Book Cover of Conductors by Nicole Glover

The Conductors by Nicole Glover, 2021

Hetty Rhodes and her husband were Conductors on the Underground Railroad, ferrying dozens of slaves to freedom with daring, cunning and magic. With the war over, those skills find a new purpose as they work to solve a murder that white authorities would otherwise ignore.

This title is available for checkout in print, as an eBook on Libby and in eAudio on Libby.

Book cover of The Deep by

The Deep by Rivers Solomon, 2019

The water-breathing descendants of African slave women tossed overboard have built their own underwater society–and must reclaim the memories of their past to shape their future.

This title is available for checkout in print, as an eBook on Libby and in eAudio on Libby.

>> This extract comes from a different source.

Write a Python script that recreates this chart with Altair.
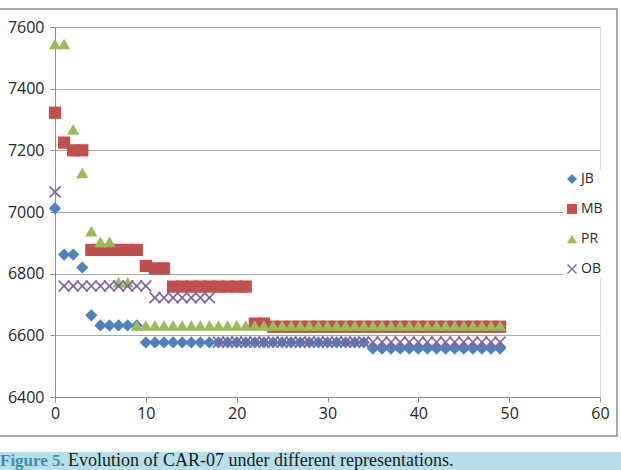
import altair as alt
import pandas as pd

series_names = ["JB", "MB", "PR", "OB"]
iterations = list(range(50))

jb = [7012, 6862, 6862, 6820, 6665, 6632, 6632, 6632, 6632, 6632,
      6577, 6577, 6577, 6577, 6577, 6577, 6577, 6577, 6577, 6577,
      6577, 6577, 6577, 6577, 6577, 6577, 6577, 6577, 6577, 6577,
      6577, 6577, 6577, 6577, 6577, 6557, 6557, 6557, 6557, 6557,
      6557, 6557, 6557, 6557, 6557, 6557, 6557, 6557, 6557, 6557]
mb = [7322, 7225, 7200, 7200, 6877, 6877, 6877, 6877, 6877, 6877,
      6825, 6817, 6817, 6758, 6758, 6758, 6758, 6758, 6758, 6758,
      6758, 6758, 6638, 6638, 6628, 6628, 6628, 6628, 6628, 6628,
      6628, 6628, 6628, 6628, 6628, 6628, 6628, 6628, 6628, 6628,
      6628, 6628, 6628, 6628, 6628, 6628, 6628, 6628, 6628, 6628]
pr = [7545, 7545, 7268, 7127, 6938, 6903, 6903, 6772, 6772, 6632,
      6632, 6632, 6632, 6632, 6632, 6632, 6632, 6632, 6632, 6632,
      6632, 6632, 6632, 6632, 6632, 6632, 6632, 6632, 6632, 6632,
      6632, 6632, 6632, 6632, 6632, 6632, 6632, 6632, 6632, 6632,
      6632, 6632, 6632, 6632, 6632, 6632, 6632, 6632, 6632, 6632]
ob = [7065, 6760, 6760, 6760, 6760, 6760, 6760, 6760, 6760, 6760,
      6760, 6722, 6722, 6722, 6722, 6722, 6722, 6722, 6578, 6578,
      6578, 6578, 6578, 6578, 6578, 6578, 6578, 6578, 6578, 6578,
      6578, 6578, 6578, 6578, 6578, 6578, 6578, 6578, 6578, 6578,
      6578, 6578, 6578, 6578, 6578, 6578, 6578, 6578, 6578, 6578]

x_ticks = [0, 10, 20, 30, 40, 50, 60]
y_ticks = [6400, 6600, 6800, 7000, 7200, 7400, 7600]
series_colors = ["#4f81bd", "#c0504d", "#9bbb59", "#8064a2"]
x_path = "M-1,-0.8L-0.8,-1L0,-0.2L0.8,-1L1,-0.8L0.2,0L1,0.8L0.8,1L0,0.2L-0.8,1L-1,0.8L-0.2,0Z"
series_shapes = ["diamond", "square", "triangle-up", x_path]

rows = []
for name, vals in zip(series_names, [jb, mb, pr, ob]):
    for i, v in zip(iterations, vals):
        rows.append({"iter": i, "value": v, "series": name})
df = pd.DataFrame(rows)

FONT = "Open Sans"
LABEL = "#262626"

legend_opts = dict(title=None, orient="none", legendX=508, legendY=143,
                   symbolSize=100, labelFontSize=14, labelFont=FONT,
                   labelColor=LABEL, rowPadding=16, padding=2,
                   fillColor="white", labelOffset=2, symbolStrokeWidth=0)

points = alt.Chart(df).mark_point(filled=True, size=150, opacity=1, strokeWidth=0).encode(
    x=alt.X("iter:Q", scale=alt.Scale(domain=[0, 60], nice=False),
            axis=alt.Axis(values=x_ticks, title=None, grid=False, domainColor="#8c8c8c",
                          tickColor="#8c8c8c", tickSize=5, labelFontSize=16, labelFont=FONT,
                          labelColor=LABEL, labelPadding=3, format="d", labelFlush=False)),
    y=alt.Y("value:Q", scale=alt.Scale(domain=[6400, 7600], nice=False, zero=False),
            axis=alt.Axis(values=y_ticks, title=None, grid=True, gridColor="#a6a6a6",
                          domainColor="#8c8c8c", tickColor="#8c8c8c", tickSize=5,
                          labelFontSize=16, labelFont=FONT, labelColor=LABEL,
                          labelPadding=6, format="d", labelFlush=False)),
    color=alt.Color("series:N", scale=alt.Scale(domain=series_names, range=series_colors),
                    legend=alt.Legend(**legend_opts)),
    shape=alt.Shape("series:N", scale=alt.Scale(domain=series_names, range=series_shapes),
                    legend=alt.Legend(**legend_opts)),
)

one = alt.Data(values=[{}])

border = alt.Chart(one).mark_rect(fill=None, stroke="#8c8c8c", strokeWidth=1.5).encode(
    x=alt.value(-57), x2=alt.value(562), y=alt.value(-18), y2=alt.value(409)
)
band = alt.Chart(one).mark_rect(fill="#b7dfea").encode(
    x=alt.value(-56), x2=alt.value(567), y=alt.value(425), y2=alt.value(444)
)
cap1 = alt.Chart(one).mark_text(text="Figure 5.", font="Liberation Serif", fontSize=17,
                                fontWeight="bold", color="#3b8dab", align="left",
                                baseline="alphabetic").encode(
    x=alt.value(-55), y=alt.value(439)
)
cap2 = alt.Chart(one).mark_text(text="Evolution of CAR-07 under different representations.",
                                font="Liberation Serif", fontSize=18, color="#1a1a1a",
                                align="left", baseline="alphabetic").encode(
    x=alt.value(13), y=alt.value(439)
)

chart = alt.layer(border, band, points, cap1, cap2).properties(
    width=545, height=370,
    autosize=alt.AutoSizeParams(type="none"),
    padding={"left": 55, "top": 27, "right": 21, "bottom": 73},
).configure_view(strokeWidth=0).configure(background="white")

chart.save("out.html", embed_options={"renderer": "svg", "actions": False})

Book cover of Shallow Waters by Anita Kopacz

Shallow Waters by Anita Kopacz, 2021

When Yemaya, a young ocean deity of the Yoruba people, is ripped from her home and taken to antebellum America, she must realize her own innate power as she travels the Underground Railroad and crosses paths with icons of our history on her road to freedom.

This title is available for checkout in print.

Book cover of The Underground Railroad by Colson Whitehead

The Underground Railroad by Colson Whitehead, 2016

Cora, a young woman enslaved on a cotton plantation in Georgia, embarks on a harrowing flight towards freedom in a world where the Underground Railroad is reimagined as a literal secret network of tunnels and tracks, operated by engineers and conductors beneath the Southern soil.

This title is available for checkout in print, as an eBook on Libby and in eAudio on Libby.

Book cover of The Water Dancer by Ta-Nehisi Coates

The Water Dancer by Ta-Nehisi Coates, 2019

When Hiram, a man born into slavery, is nearly killed in a drowning accident, he discovers he possesses a mysterious gift to travel between worlds–a gift that could potentially be harnessed in an underground battle for liberation.

This title is available for checkout in print, as an eBook on Libby and in eAudio on Libby.